The Evil of Christianity Today: Catholics Can Be Protestants Too!
Posted by Job on May 23, 2008
The link below claims that, well, you know, the need for the Reformation is like so over because the Reformation took place a long time ago and in Europe, so, like, let’s undo it! Typical Christianity Today! And typical modern evangelicalism.
“So many seem to think that the essence of being Protestant is to conscientiously object to what is or was Roman Catholic. A little history and a little linguistic research shows Protestant to be a much more positive word, referring to what the original Protestants stood for rather than what they stood against.” (My note: Protestant was a very positive word that meant for God and against apostate heresy. Not that Billy Graham freemason ecumenical evangelicalism will ever admit it.)
Then the fellow goes through a brief, selective, distorted historical exercise to make it seem as if “Protestant” was a positive political term. At no point does he mention what the Reformers actually said about the idolatrous and heretical doctrines and practices of the Roman Catholic Church, and how the Roman Catholic Church responded. I wonder if Neff regards the Roman Catholic Church’s excommunication of Martin Luther “positive.” Oh, I am sorry, it is the people who actually worship Jesus Christ rather than praying to Mary and actually believe in Jesus Christ who have to paint the shame over their beliefs under the veneer of “positive”, not the Roman Catholics.

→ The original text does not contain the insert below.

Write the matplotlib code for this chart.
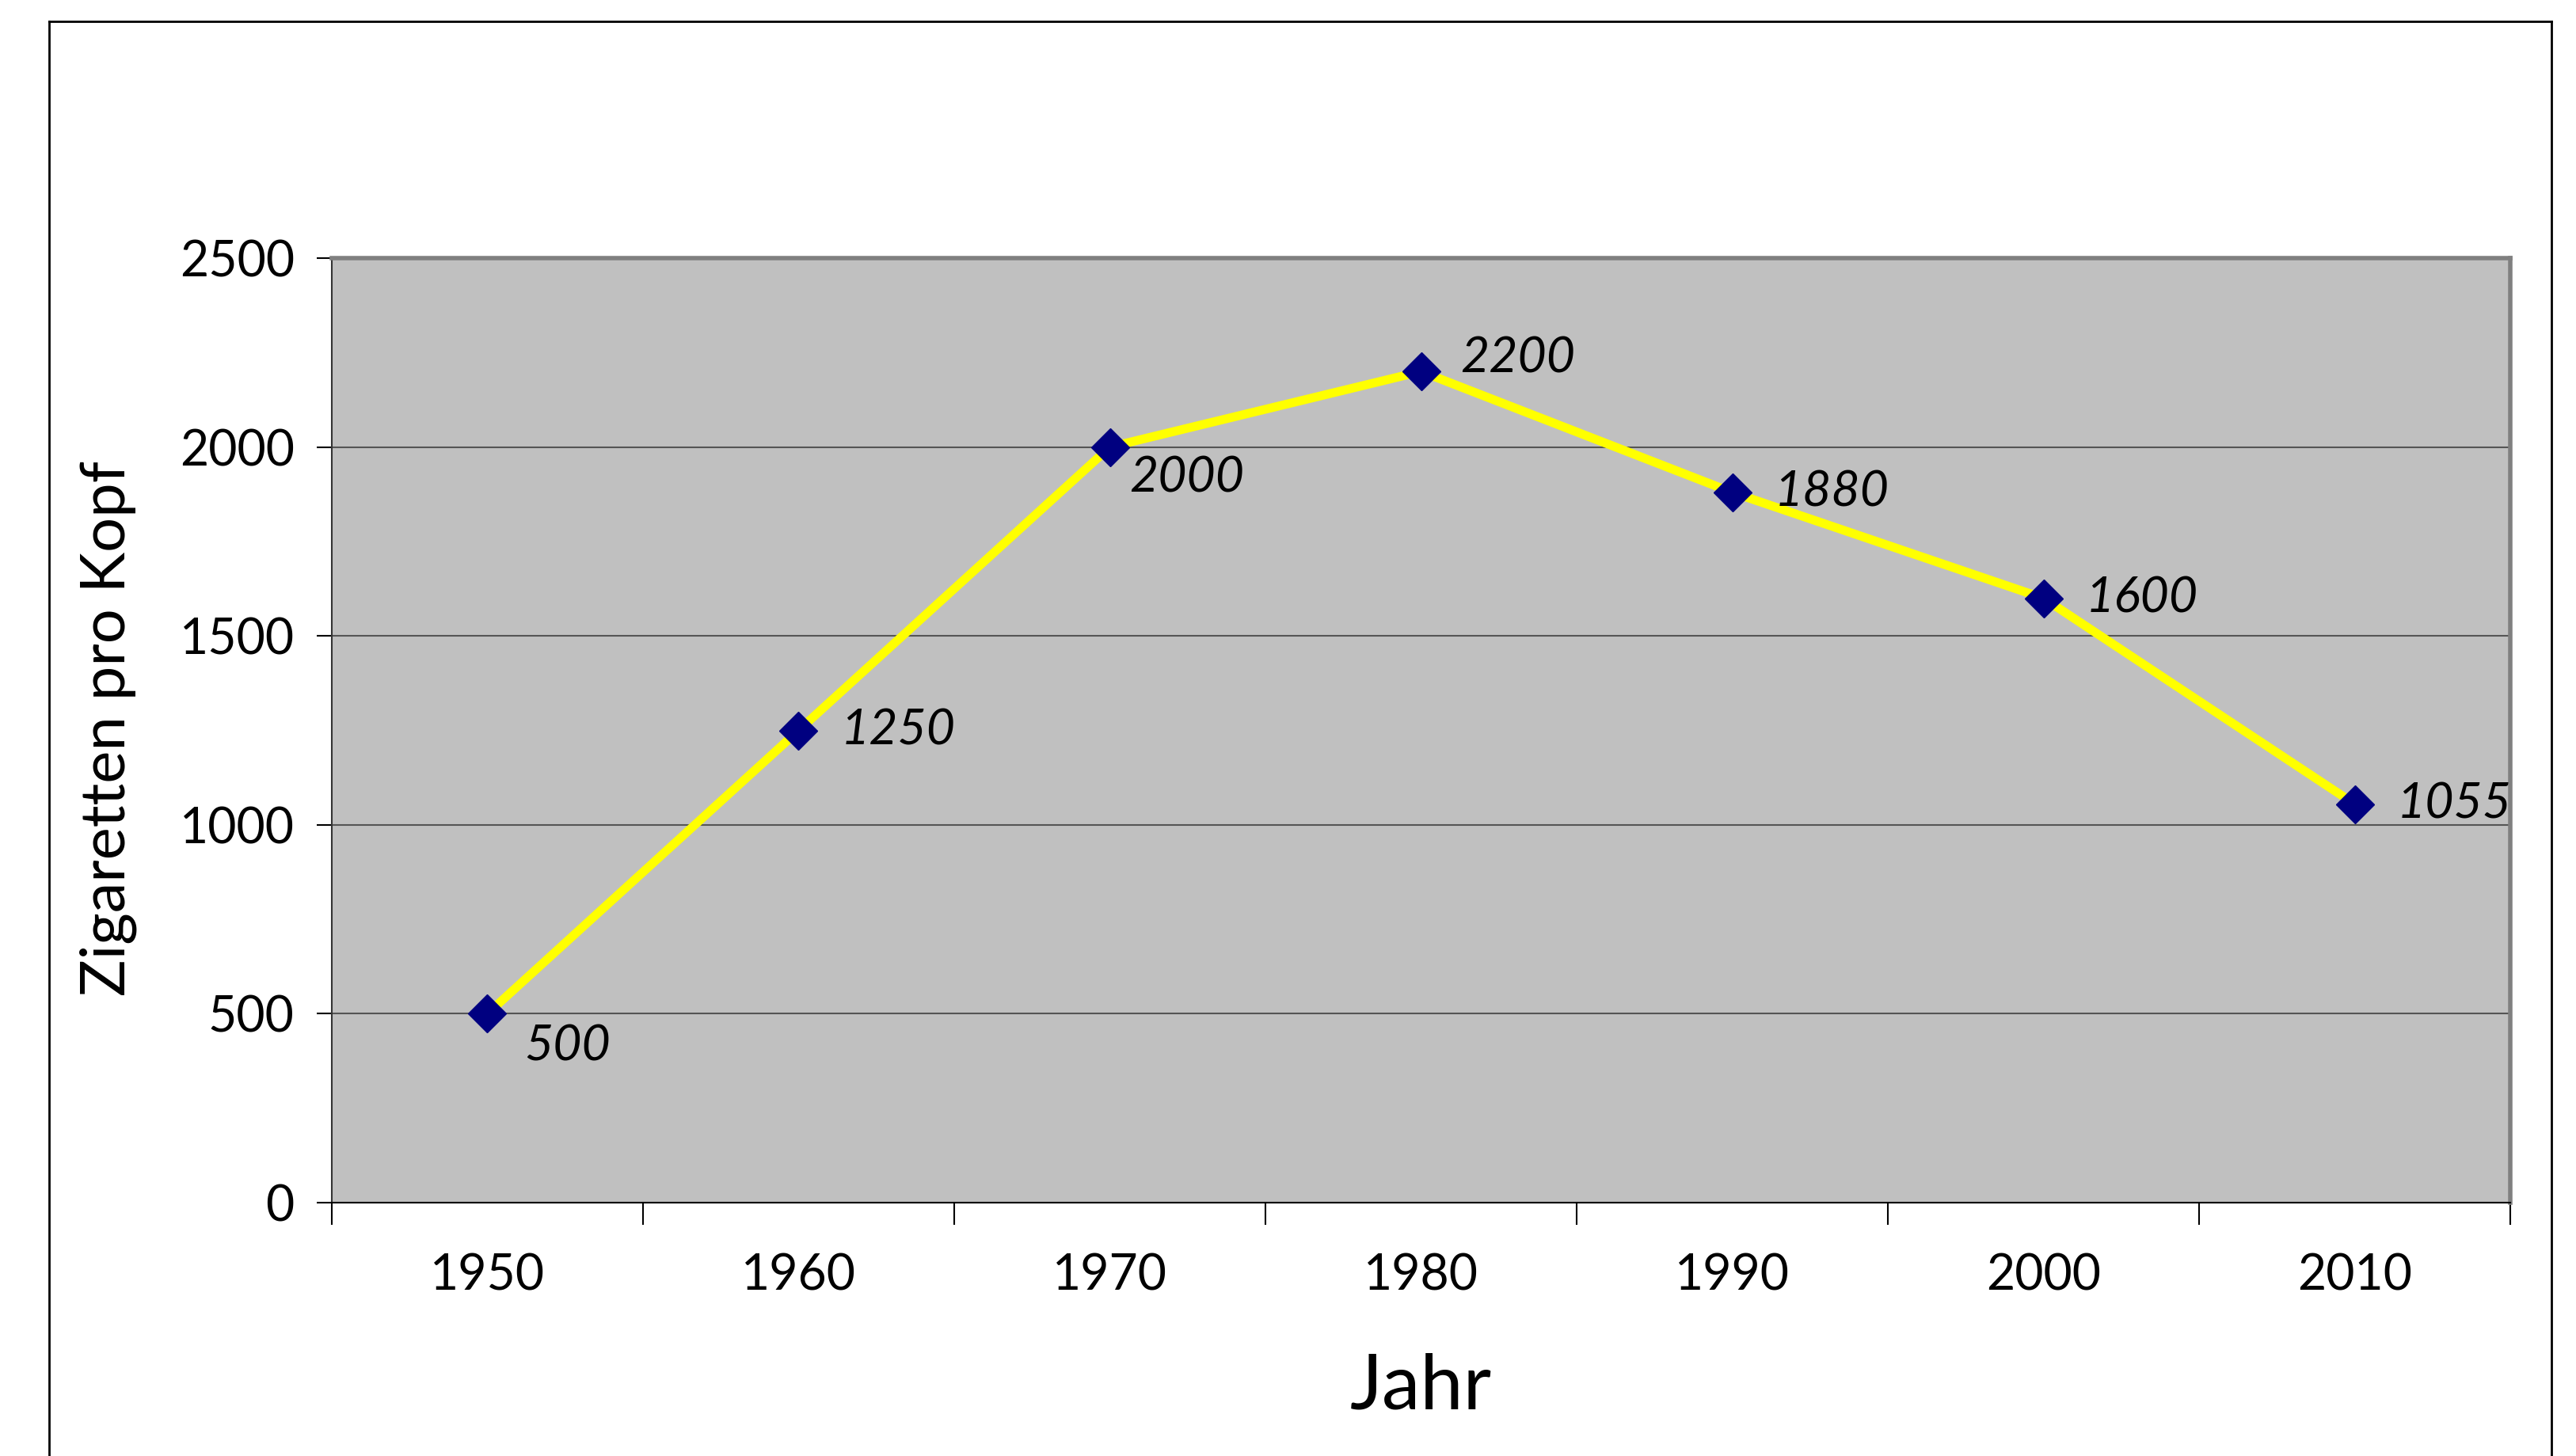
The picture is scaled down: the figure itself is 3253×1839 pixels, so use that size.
# Zigarettenkonsum pro Kopf, 1950-2010

import numpy as np
import matplotlib.pyplot as plt
from matplotlib.lines import Line2D

plt.rcParams['font.family'] = ['Lato', 'DejaVu Sans']

years = ['1950', '1960', '1970', '1980', '1990', '2000', '2010']
cigarettes = [500, 1250, 2000, 2200, 1880, 1600, 1055]
y_ticks = [0, 500, 1000, 1500, 2000, 2500]

# label offsets in points (dx, dy), roughly where Excel put them
label_offsets = [(34, -30), (38, 0), (18, -28), (36, 12), (38, 0), (38, 0), (38, 0)]

fig = plt.figure(figsize=(32.53, 18.39), dpi=100)
left, right, bottom, top = 0.1288, 0.9745, 0.174, 0.8227
ax = fig.add_axes([left, bottom, right - left, top - bottom])
ax.set_facecolor('#c0c0c0')

x = np.arange(len(years))
ax.plot(x, cigarettes, color='#ffff00', lw=8, zorder=3,
        marker='D', markersize=24, markerfacecolor='#000080', markeredgecolor='#000080')

for i, v in enumerate(cigarettes):
    dx, dy = label_offsets[i]
    ax.annotate(str(v), (x[i], v), xytext=(dx, dy), textcoords='offset points',
                ha='left', va='center', fontsize=45, style='italic', zorder=4)

ax.set_xlim(-0.5, len(years) - 0.5)
ax.set_ylim(0, 2500)
ax.set_yticks(y_ticks)
ax.set_yticklabels([str(t) for t in y_ticks])
ax.yaxis.grid(True, color='#555555', lw=1.5)
ax.set_axisbelow(True)

# category axis: ticks at boundaries, labels centred
ax.set_xticks(np.arange(len(years) + 1) - 0.5)
ax.set_xticklabels([])
ax.set_xticks(x, minor=True)
ax.set_xticklabels(years, minor=True)
ax.tick_params(axis='x', which='major', direction='out', length=20, width=1.5)
ax.tick_params(axis='x', which='minor', length=0, pad=46, labelsize=45)
ax.tick_params(axis='y', direction='out', length=14, width=1.5, pad=20, labelsize=45)

for s in ['top', 'right']:
    ax.spines[s].set_color('#808080')
    ax.spines[s].set_linewidth(4)
ax.spines['left'].set_color('#333333')
ax.spines['left'].set_linewidth(1.5)
ax.spines['bottom'].set_color('black')
ax.spines['bottom'].set_linewidth(1.5)

fig.text((left + right) / 2, 1 - 1752 / 1839, 'Jahr', fontsize=70, ha='center', va='center')
fig.text(137 / 3253, 0.5, 'Zigaretten pro Kopf', fontsize=56, rotation=90,
         ha='center', va='center')

# outer chart frame
l, r, t = 62 / 3253, 3222 / 3253, 1 - 27 / 1839
for xs, ys in [([l, l], [-0.05, t]), ([l, r], [t, t]), ([r, r], [t, -0.05])]:
    fig.add_artist(Line2D(xs, ys, color='black', lw=2, transform=fig.transFigure))

fig.savefig('out.png', dpi=100)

“Poor, misunderstood protest has had a history something like that of another word—apology. That word has gone from its positive, head-held-high sense of “a formal justification or defense” (as in “the essay was an apology for capitalism”) to something tinged with shame and remorse (“a statement of regret or request for pardon”).” Looks like Neff is APOLOGIZING IN THE NEW SENSE OF THE WORD RATHER THAN THE OLD for the Reformation happening in the first place. The Roman Catholic Church to this day claims that Luther’s legitimate grievances were minor, could have and should have been addressed by petitioning the church which would have listened to him by and by, and that Luther’s primary problem was that he lacked faith in the church’s ability to reform itself. It honestly appears as if Neff agrees.
We need to recover the positive sense of protestant. It denotes things that we stand for: the authority of Scripture, salvation by grace through faith in Christ alone.” Excuse me, Neff, but Roman Catholics claim to believe in those two things as well, just as Mormons and Jehovah’s Witnesses do by the way. So you are giving just an incomplete, corrupted, distorted depiction of two of the five solas of the reformation that Roman Catholics can also claim to agree to, just as in his lying claim that he was a Trinitarian T.D. Jakes tried to pass off a modalist statement that all but the hardcore oneness pentecostals would agree to for Trinity, as if he is hoping that at some point Christians of both camps will give up their distinct language that divides the doctrines and mutually agree on heresy. And oh yes, Neff, in addition to the two solas that you purposely stated in a fashion that virtually any Roman Catholic can accept, what about the other three solas that they cannot that you left out? Well, here is the answer.
“It’s a matter of principle. And because it is about standing for truth, Catholics can be protestants too.” See, the problem is that in these little ecumenical meetings between Roman Catholics and Protestants, Catholics are ever so subtly but increasingly objecting to the terminology, just as in similar interfaith meetings between Jews and Christians, Jews over time increasingly object to references to the deity of Jesus Christ and the gospels. Just as the Christians who have been involved in these interfaith meetings with Jews have over time submitted themselves to the anti – Christ spirit and ultimately wound up denying the truth of the gospels, the prophecies, and Jesus Christ, Protestants have decided to take the line that Roman Catholicism is simply just another denomination.
In effect, they are saying that the Reformation never should have happened, but since it did, well, we have all these Christian denominations that exist and are doing a mighty good job and people are culturally and historically attached to them, so why not just let things be? In exchange for being left alone, doctrines and practices that effectively remove all distinctions between the two groups are promoted to the point where such “Protestants” are basically Roman Catholics operating without the pope. Which means that it is then no big deal to go from being a Roman Catholic without a pope to being a Roman Catholic with a pope. That really, honestly is where the trails from the emergent churches and the works – centered purpose driven churches lead: to Rome.